→ DATA:

[BEGIN]

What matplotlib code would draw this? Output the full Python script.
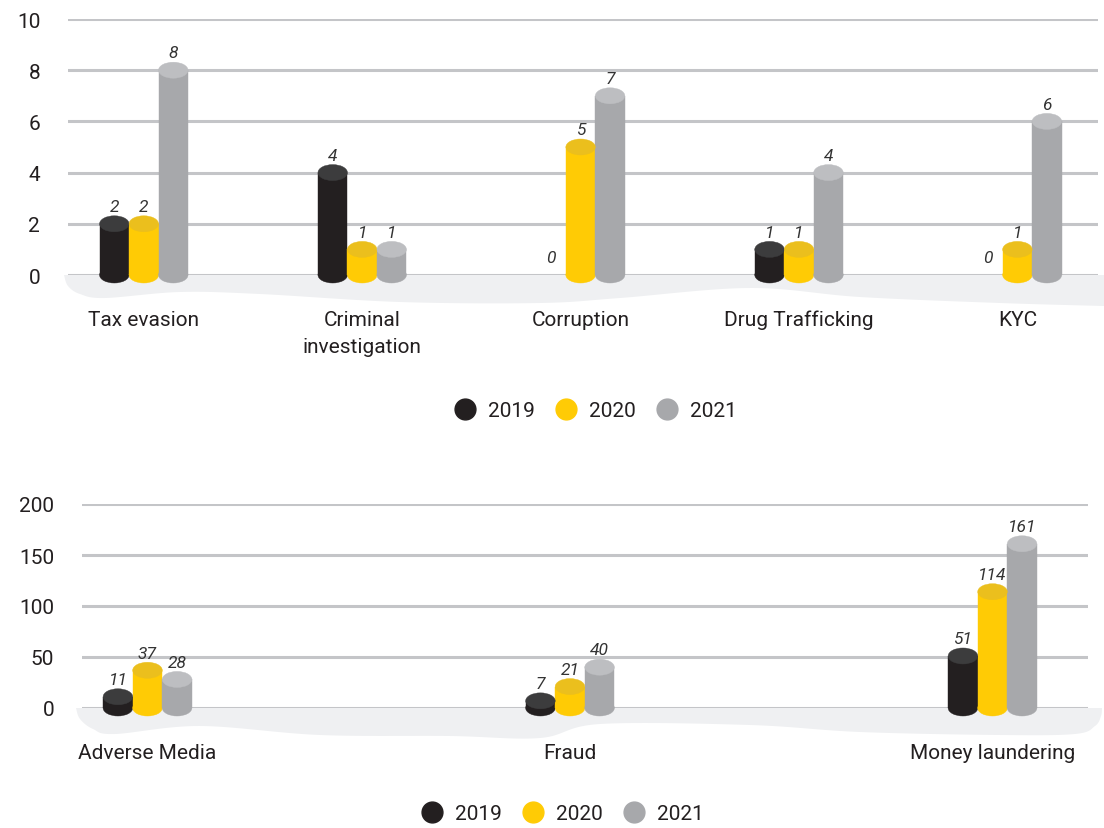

[END]
[BEGIN]

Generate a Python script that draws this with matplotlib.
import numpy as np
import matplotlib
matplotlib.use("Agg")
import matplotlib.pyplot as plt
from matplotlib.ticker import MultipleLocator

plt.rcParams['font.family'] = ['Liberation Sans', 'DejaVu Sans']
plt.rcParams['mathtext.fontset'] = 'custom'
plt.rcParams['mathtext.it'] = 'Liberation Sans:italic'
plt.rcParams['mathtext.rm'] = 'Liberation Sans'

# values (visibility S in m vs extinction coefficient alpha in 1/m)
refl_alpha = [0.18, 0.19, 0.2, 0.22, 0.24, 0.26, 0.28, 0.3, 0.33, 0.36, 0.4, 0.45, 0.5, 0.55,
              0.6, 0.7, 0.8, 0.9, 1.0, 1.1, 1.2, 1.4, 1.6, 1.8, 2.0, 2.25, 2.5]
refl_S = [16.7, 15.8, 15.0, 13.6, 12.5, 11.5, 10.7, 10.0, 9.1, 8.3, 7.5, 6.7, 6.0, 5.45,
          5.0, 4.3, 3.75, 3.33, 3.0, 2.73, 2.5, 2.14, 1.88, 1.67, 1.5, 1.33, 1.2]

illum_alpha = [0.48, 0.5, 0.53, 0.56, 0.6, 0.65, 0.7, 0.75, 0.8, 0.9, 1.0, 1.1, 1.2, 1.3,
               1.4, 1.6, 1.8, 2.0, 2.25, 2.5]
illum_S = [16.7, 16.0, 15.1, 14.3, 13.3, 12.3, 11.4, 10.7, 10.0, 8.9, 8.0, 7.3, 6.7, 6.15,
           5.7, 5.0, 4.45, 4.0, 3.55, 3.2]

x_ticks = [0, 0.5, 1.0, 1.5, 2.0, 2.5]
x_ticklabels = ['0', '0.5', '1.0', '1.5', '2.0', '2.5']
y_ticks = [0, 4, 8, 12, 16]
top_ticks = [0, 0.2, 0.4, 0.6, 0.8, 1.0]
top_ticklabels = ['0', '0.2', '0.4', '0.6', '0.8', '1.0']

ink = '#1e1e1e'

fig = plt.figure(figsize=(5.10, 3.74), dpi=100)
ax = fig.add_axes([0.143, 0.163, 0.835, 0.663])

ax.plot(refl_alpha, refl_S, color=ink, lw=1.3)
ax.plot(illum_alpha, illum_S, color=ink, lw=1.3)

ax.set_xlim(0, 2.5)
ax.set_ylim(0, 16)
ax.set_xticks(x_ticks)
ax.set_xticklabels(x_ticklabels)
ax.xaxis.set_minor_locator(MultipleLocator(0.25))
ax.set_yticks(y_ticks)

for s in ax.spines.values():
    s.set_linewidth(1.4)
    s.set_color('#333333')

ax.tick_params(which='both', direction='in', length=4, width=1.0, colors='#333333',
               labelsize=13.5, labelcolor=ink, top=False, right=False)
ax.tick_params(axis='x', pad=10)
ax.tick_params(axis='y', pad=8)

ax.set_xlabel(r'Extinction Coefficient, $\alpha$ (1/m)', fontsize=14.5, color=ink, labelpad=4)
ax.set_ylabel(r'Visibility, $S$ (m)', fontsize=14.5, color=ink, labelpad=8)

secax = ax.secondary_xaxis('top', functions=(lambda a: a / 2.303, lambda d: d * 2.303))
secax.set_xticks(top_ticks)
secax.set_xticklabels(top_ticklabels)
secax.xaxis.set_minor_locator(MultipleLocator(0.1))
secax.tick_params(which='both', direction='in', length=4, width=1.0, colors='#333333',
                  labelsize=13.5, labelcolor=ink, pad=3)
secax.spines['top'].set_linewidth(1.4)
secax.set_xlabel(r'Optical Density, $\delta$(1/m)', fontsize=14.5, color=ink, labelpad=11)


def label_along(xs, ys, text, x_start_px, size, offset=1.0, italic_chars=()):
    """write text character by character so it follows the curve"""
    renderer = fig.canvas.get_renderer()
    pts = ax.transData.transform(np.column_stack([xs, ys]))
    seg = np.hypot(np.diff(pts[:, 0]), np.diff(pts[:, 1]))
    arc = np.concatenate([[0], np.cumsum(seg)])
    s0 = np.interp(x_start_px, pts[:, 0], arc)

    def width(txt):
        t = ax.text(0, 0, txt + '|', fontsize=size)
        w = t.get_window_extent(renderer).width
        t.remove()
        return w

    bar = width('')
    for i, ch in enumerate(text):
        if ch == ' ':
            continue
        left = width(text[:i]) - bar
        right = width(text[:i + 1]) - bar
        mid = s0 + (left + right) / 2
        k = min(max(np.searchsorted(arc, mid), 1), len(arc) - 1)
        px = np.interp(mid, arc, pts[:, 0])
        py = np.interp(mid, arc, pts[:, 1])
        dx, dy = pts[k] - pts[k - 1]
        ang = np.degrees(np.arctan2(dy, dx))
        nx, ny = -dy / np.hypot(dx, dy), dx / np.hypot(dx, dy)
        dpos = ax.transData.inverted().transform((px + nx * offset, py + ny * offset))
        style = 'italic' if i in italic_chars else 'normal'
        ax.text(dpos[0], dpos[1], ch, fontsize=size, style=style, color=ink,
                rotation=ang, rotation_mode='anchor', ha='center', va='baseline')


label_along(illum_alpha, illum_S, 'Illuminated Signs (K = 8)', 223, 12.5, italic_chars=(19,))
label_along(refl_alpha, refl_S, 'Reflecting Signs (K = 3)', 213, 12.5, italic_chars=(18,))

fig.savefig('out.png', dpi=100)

[END]

→ TASK DETAILS: Pull out every line of the records that includes the string "script".

→ SOLUTION TO THE PROBLEM:
What matplotlib code would draw this? Output the full Python script.
Generate a Python script that draws this with matplotlib.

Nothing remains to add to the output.